I leaned forward to press my elbows on the floor, and Sholto moved his hand along my back, rubbing smooth circles from my shoulders to my waist. I steadied my breath, focusing on its measure, but then his hand disappeared, and I felt the shadow of another presence on my head. You lowered yourself to my level, sinking to your knees, but didn't touch me. "John?"

"I'm alright, give me a minute," I said, refraining from looking up for fear that I still had tears in my eyes.

You hummed, then turned to Sholto. "Tell me what happened."

"The journals have been bothering him," He replied. "They're a bit difficult to-"

"Tell me what happened on the night of August 7th, 2009."

He was silent. I could feel the heat from your glare even before I looked up. You had nearly burned a hole clear through him. Had I missed something? Had Miranda ratted me out? How did you have a date? Even I didn't have a date.

"Uh, I'm not sure," James answered. "Where is that date from?"

You held up a book. "Year 2009, months June through September."

Oh, God, no. That was it. You knew. You definitely knew. It was over.

Sholto straightened himself. "You tell me, then."

I was going to faint. Your face turned dark, and you stood, walking back toward James' pile with the 2009 journal held near the small of your back. James sensed your anger and stood as well, even when I grabbed his arm to tell him not to. He brushed the creases out of his shirt and stepped around my books, his shoulders set but his arms relaxed. He had been prepared for this confrontation. But I wasn't.

"Sherlock, what did you read?" I asked, my voice wavering.

"Most everything," You replied. "Although I did skim some parts. Ms. Lowdry is incredibly, sometimes gruesomely, detailed."

"I understand how you feel, Sherlock. I honestly do," Sholto said.

"Do you?" You asked, turning around. "Because I think you're incapable of it."

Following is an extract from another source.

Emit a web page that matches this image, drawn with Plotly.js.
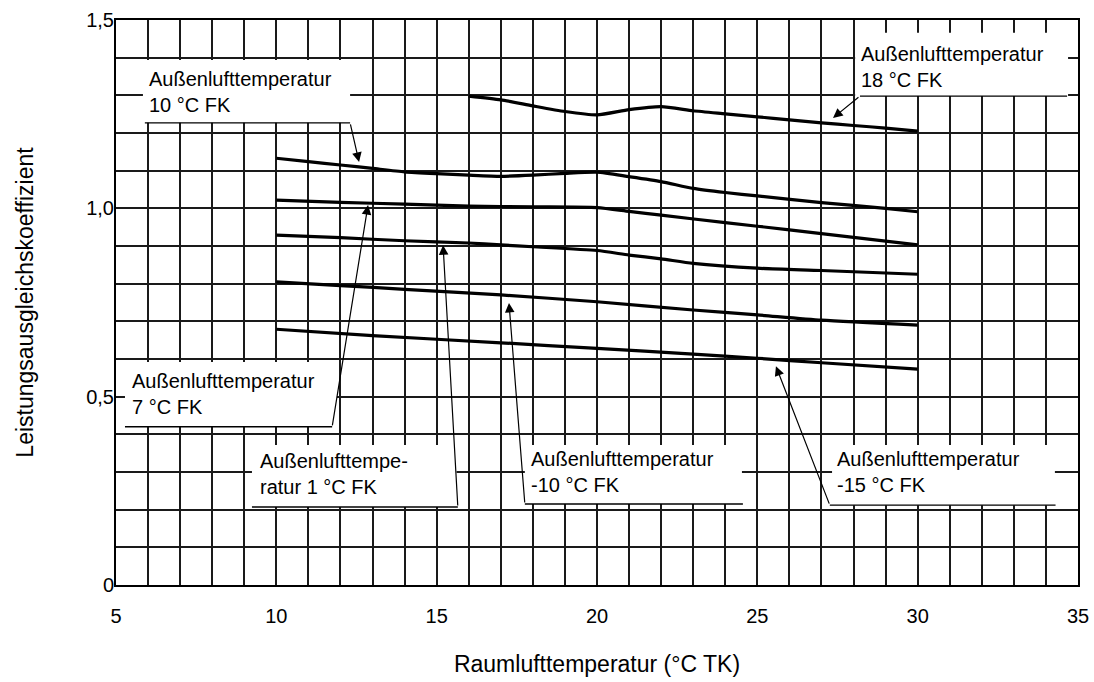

Your tone was terrifying. I could see the white fire in your mouth as your lips arched in disgust, hardly even able to look at Sholto without rage boiling up to your shoulders. He saw it and retreated, muscles tense, knees unbuckling. Electricity raced through the walls, and I pulled myself up, walking toward you with my shoulders bent forward.

"We'll talk, Sherlock."

"There's nothing to talk about."

"Please, just leave with me. Okay?"

"No, John." Sholto said. "Let him deal with this how he wants."

You smirked at him. "That's awfully brave of you. Tell me, when you were doing those things to John, did you feel anything at all? Any shame, any sort of remorse?"

"No," He responded.

"Good. Then I won't, either."

Without hesitation, you swept forward, your gritted fingers slamming into Sholto's jaw.